● What this task involves
The material below holds a span beginning at the line with "Write a LaTeX" and ending at the line with "(cc) at (313,476)". Quote that span exactly, both ends included, and only that span.

● Stored records

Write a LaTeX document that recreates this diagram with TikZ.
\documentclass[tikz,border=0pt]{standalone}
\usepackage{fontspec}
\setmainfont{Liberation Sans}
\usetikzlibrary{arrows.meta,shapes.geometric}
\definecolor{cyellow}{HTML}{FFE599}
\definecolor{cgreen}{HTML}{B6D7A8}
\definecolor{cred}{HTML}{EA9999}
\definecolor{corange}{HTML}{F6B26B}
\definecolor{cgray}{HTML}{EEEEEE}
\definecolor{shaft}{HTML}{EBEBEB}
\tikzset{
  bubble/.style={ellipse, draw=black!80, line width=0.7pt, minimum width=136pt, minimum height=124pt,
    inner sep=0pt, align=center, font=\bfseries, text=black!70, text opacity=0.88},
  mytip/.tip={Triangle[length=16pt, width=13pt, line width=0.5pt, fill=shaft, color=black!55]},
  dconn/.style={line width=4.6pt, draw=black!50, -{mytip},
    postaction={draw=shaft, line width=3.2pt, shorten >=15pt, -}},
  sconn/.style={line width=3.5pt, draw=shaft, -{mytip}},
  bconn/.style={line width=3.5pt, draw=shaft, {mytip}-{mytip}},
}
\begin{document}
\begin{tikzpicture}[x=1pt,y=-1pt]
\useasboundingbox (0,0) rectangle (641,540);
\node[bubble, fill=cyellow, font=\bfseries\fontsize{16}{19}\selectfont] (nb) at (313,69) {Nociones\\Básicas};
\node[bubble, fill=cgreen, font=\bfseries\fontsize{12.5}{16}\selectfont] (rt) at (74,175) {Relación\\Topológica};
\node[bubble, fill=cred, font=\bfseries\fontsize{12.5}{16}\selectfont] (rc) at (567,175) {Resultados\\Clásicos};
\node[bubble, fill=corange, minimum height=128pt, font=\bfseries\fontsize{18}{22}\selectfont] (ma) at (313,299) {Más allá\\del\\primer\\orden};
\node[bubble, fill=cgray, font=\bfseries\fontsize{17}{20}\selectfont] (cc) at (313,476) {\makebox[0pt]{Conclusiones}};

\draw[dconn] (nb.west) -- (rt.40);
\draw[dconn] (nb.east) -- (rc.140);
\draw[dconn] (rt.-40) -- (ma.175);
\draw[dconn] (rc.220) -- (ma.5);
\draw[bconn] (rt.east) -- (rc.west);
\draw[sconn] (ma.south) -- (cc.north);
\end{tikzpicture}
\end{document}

---

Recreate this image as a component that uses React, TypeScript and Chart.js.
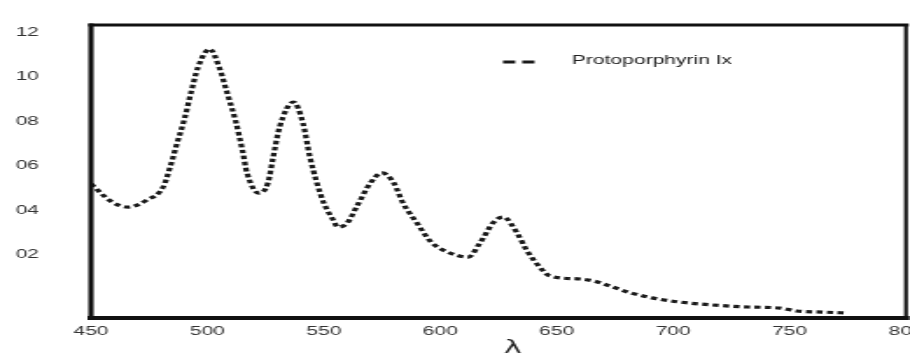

● Answer
Write a LaTeX document that recreates this diagram with TikZ.
\documentclass[tikz,border=0pt]{standalone}
\usepackage{fontspec}
\setmainfont{Liberation Sans}
\usetikzlibrary{arrows.meta,shapes.geometric}
\definecolor{cyellow}{HTML}{FFE599}
\definecolor{cgreen}{HTML}{B6D7A8}
\definecolor{cred}{HTML}{EA9999}
\definecolor{corange}{HTML}{F6B26B}
\definecolor{cgray}{HTML}{EEEEEE}
\definecolor{shaft}{HTML}{EBEBEB}
\tikzset{
  bubble/.style={ellipse, draw=black!80, line width=0.7pt, minimum width=136pt, minimum height=124pt,
    inner sep=0pt, align=center, font=\bfseries, text=black!70, text opacity=0.88},
  mytip/.tip={Triangle[length=16pt, width=13pt, line width=0.5pt, fill=shaft, color=black!55]},
  dconn/.style={line width=4.6pt, draw=black!50, -{mytip},
    postaction={draw=shaft, line width=3.2pt, shorten >=15pt, -}},
  sconn/.style={line width=3.5pt, draw=shaft, -{mytip}},
  bconn/.style={line width=3.5pt, draw=shaft, {mytip}-{mytip}},
}
\begin{document}
\begin{tikzpicture}[x=1pt,y=-1pt]
\useasboundingbox (0,0) rectangle (641,540);
\node[bubble, fill=cyellow, font=\bfseries\fontsize{16}{19}\selectfont] (nb) at (313,69) {Nociones\\Básicas};
\node[bubble, fill=cgreen, font=\bfseries\fontsize{12.5}{16}\selectfont] (rt) at (74,175) {Relación\\Topológica};
\node[bubble, fill=cred, font=\bfseries\fontsize{12.5}{16}\selectfont] (rc) at (567,175) {Resultados\\Clásicos};
\node[bubble, fill=corange, minimum height=128pt, font=\bfseries\fontsize{18}{22}\selectfont] (ma) at (313,299) {Más allá\\del\\primer\\orden};
\node[bubble, fill=cgray, font=\bfseries\fontsize{17}{20}\selectfont] (cc) at (313,476) {\makebox[0pt]{Conclusiones}};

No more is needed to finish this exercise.